Problem statement: Extract the first line of the entries below and every line after it up to the one containing "(0,0) rectangle (1216,812);", both kept. Pictures are excluded.
* * * * *
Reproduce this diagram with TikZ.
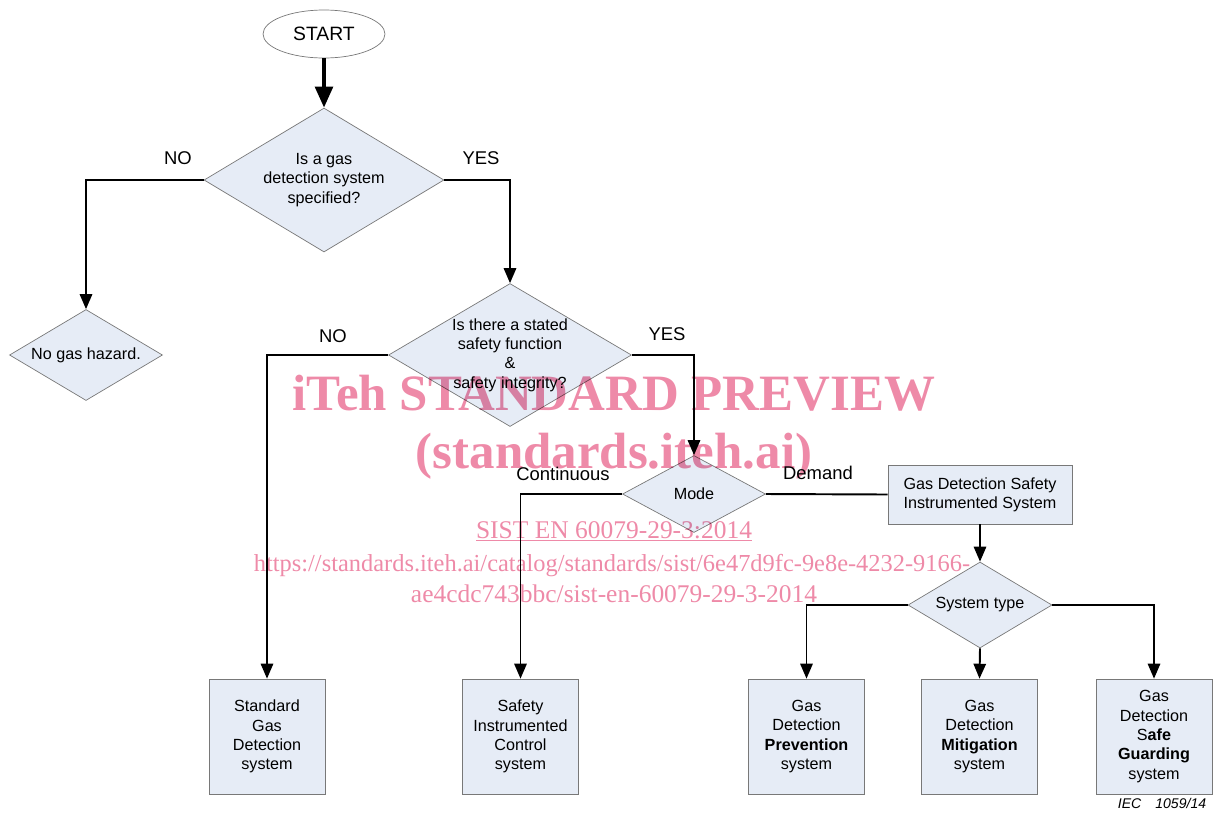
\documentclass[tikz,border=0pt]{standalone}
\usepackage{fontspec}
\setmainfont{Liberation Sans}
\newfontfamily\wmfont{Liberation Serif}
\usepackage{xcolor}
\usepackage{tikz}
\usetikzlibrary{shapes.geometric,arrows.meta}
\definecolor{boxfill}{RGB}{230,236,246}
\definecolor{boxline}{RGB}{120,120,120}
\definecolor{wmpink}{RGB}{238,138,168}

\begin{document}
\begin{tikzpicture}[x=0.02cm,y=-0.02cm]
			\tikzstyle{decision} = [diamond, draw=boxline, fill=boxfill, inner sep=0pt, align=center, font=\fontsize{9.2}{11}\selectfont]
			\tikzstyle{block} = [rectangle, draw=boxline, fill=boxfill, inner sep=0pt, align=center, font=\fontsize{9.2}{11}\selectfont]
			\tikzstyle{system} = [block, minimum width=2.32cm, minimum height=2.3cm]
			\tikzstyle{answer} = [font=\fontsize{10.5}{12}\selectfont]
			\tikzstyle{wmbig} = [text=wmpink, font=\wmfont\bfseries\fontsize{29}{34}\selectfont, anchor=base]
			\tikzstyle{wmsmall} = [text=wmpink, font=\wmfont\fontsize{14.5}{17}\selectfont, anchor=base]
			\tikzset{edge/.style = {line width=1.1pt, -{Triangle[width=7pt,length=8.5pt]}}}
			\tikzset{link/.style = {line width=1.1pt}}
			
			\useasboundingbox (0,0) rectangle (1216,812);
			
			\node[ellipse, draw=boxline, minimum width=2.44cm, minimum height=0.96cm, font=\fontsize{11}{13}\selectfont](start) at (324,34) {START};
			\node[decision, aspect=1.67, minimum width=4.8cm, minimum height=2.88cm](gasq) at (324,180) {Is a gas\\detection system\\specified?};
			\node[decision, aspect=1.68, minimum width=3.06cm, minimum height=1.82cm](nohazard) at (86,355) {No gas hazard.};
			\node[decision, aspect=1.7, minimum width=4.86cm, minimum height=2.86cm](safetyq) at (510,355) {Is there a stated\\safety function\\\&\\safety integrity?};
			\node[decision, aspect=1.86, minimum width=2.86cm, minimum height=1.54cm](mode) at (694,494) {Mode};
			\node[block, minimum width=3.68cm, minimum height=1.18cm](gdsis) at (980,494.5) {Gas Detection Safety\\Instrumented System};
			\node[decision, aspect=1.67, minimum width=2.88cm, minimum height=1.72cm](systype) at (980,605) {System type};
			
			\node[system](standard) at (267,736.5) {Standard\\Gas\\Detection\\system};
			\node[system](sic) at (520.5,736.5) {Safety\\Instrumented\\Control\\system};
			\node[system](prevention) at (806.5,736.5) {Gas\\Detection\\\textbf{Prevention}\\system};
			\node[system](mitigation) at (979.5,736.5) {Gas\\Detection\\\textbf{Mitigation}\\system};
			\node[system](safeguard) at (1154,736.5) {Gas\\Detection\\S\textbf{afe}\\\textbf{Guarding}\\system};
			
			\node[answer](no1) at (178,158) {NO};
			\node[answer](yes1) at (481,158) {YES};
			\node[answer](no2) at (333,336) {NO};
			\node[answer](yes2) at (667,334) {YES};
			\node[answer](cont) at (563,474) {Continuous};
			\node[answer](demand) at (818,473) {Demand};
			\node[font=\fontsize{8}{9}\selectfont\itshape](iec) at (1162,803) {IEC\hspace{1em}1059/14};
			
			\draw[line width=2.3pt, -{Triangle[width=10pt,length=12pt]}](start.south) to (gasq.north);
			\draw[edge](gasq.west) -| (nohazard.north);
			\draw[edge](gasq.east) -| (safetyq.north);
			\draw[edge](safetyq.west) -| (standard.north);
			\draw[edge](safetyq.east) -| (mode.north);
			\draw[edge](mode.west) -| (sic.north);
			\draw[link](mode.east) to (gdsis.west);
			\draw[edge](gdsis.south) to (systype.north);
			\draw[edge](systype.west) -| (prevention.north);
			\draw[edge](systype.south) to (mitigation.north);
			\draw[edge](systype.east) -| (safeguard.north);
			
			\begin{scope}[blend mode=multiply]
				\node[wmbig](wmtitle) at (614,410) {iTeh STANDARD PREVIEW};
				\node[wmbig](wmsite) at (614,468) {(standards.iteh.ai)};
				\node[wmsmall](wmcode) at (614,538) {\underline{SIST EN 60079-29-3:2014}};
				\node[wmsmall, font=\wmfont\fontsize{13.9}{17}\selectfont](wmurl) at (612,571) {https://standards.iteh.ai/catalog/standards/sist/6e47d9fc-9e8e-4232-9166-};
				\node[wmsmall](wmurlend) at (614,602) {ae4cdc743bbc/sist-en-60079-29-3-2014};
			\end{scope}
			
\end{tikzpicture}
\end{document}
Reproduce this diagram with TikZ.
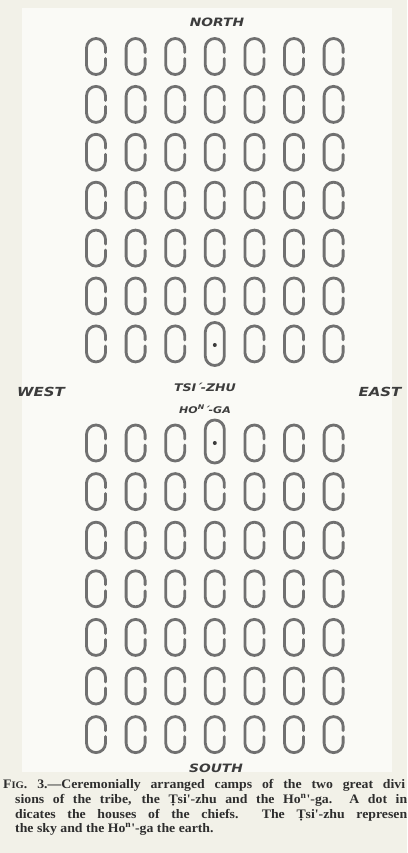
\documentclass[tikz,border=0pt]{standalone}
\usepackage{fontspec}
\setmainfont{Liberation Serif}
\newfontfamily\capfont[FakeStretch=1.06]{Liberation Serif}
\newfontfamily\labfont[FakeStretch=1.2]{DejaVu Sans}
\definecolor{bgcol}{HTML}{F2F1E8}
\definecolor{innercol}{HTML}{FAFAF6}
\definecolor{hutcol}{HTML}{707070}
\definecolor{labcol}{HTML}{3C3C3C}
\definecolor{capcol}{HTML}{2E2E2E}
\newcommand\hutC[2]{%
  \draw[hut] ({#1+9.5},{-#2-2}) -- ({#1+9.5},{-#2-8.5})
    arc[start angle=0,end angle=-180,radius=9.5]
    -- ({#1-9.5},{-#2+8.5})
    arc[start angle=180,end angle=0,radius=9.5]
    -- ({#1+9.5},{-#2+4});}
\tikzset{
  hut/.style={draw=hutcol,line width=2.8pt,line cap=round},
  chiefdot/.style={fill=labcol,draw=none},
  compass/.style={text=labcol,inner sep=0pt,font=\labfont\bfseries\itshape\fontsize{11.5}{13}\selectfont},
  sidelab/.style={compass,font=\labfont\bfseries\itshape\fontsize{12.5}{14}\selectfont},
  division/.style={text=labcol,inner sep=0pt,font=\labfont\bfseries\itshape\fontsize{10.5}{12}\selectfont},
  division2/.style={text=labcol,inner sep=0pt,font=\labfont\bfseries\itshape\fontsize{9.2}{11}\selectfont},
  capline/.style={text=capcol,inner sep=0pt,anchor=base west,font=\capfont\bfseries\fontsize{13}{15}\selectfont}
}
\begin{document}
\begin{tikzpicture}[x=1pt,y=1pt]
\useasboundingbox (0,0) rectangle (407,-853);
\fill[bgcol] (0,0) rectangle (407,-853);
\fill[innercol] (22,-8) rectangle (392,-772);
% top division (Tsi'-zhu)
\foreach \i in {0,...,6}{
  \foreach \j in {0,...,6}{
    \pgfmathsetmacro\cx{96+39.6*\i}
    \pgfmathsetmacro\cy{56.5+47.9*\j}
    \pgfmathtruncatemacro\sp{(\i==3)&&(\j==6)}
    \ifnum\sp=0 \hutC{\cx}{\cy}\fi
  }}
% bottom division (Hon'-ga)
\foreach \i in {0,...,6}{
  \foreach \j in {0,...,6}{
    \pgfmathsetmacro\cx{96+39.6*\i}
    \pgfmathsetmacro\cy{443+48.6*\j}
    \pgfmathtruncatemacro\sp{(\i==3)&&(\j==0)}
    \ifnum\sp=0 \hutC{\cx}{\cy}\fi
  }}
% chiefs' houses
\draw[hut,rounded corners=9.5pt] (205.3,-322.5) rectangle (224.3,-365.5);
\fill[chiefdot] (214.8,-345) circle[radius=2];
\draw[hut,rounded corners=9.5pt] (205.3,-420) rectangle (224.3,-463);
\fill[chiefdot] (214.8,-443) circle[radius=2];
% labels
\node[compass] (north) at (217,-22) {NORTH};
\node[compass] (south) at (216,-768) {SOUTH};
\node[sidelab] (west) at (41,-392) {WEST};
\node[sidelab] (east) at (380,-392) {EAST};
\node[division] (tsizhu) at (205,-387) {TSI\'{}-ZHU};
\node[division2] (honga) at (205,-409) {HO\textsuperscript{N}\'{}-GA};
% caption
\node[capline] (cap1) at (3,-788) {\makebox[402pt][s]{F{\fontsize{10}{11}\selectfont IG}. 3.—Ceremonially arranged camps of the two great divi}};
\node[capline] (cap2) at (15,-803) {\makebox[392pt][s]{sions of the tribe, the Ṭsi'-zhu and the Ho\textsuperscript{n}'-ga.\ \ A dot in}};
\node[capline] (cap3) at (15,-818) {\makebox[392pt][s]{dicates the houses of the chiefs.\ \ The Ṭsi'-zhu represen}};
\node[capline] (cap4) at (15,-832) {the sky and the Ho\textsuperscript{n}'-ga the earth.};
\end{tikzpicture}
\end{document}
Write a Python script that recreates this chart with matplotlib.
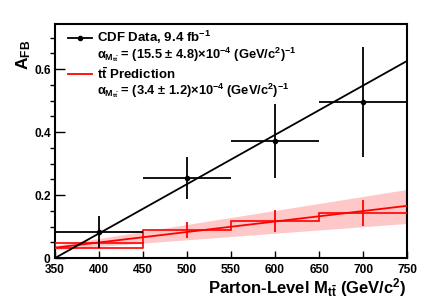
* * * * *
Response:
Reproduce this diagram with TikZ.
\documentclass[tikz,border=0pt]{standalone}
\usepackage{fontspec}
\setmainfont{Liberation Sans}
\newfontfamily\wmfont{Liberation Serif}
\usepackage{xcolor}
\usepackage{tikz}
\usetikzlibrary{shapes.geometric,arrows.meta}
\definecolor{boxfill}{RGB}{230,236,246}
\definecolor{boxline}{RGB}{120,120,120}
\definecolor{wmpink}{RGB}{238,138,168}

\begin{document}
\begin{tikzpicture}[x=0.02cm,y=-0.02cm]
			\tikzstyle{decision} = [diamond, draw=boxline, fill=boxfill, inner sep=0pt, align=center, font=\fontsize{9.2}{11}\selectfont]
			\tikzstyle{block} = [rectangle, draw=boxline, fill=boxfill, inner sep=0pt, align=center, font=\fontsize{9.2}{11}\selectfont]
			\tikzstyle{system} = [block, minimum width=2.32cm, minimum height=2.3cm]
			\tikzstyle{answer} = [font=\fontsize{10.5}{12}\selectfont]
			\tikzstyle{wmbig} = [text=wmpink, font=\wmfont\bfseries\fontsize{29}{34}\selectfont, anchor=base]
			\tikzstyle{wmsmall} = [text=wmpink, font=\wmfont\fontsize{14.5}{17}\selectfont, anchor=base]
			\tikzset{edge/.style = {line width=1.1pt, -{Triangle[width=7pt,length=8.5pt]}}}
			\tikzset{link/.style = {line width=1.1pt}}
			
			\useasboundingbox (0,0) rectangle (1216,812);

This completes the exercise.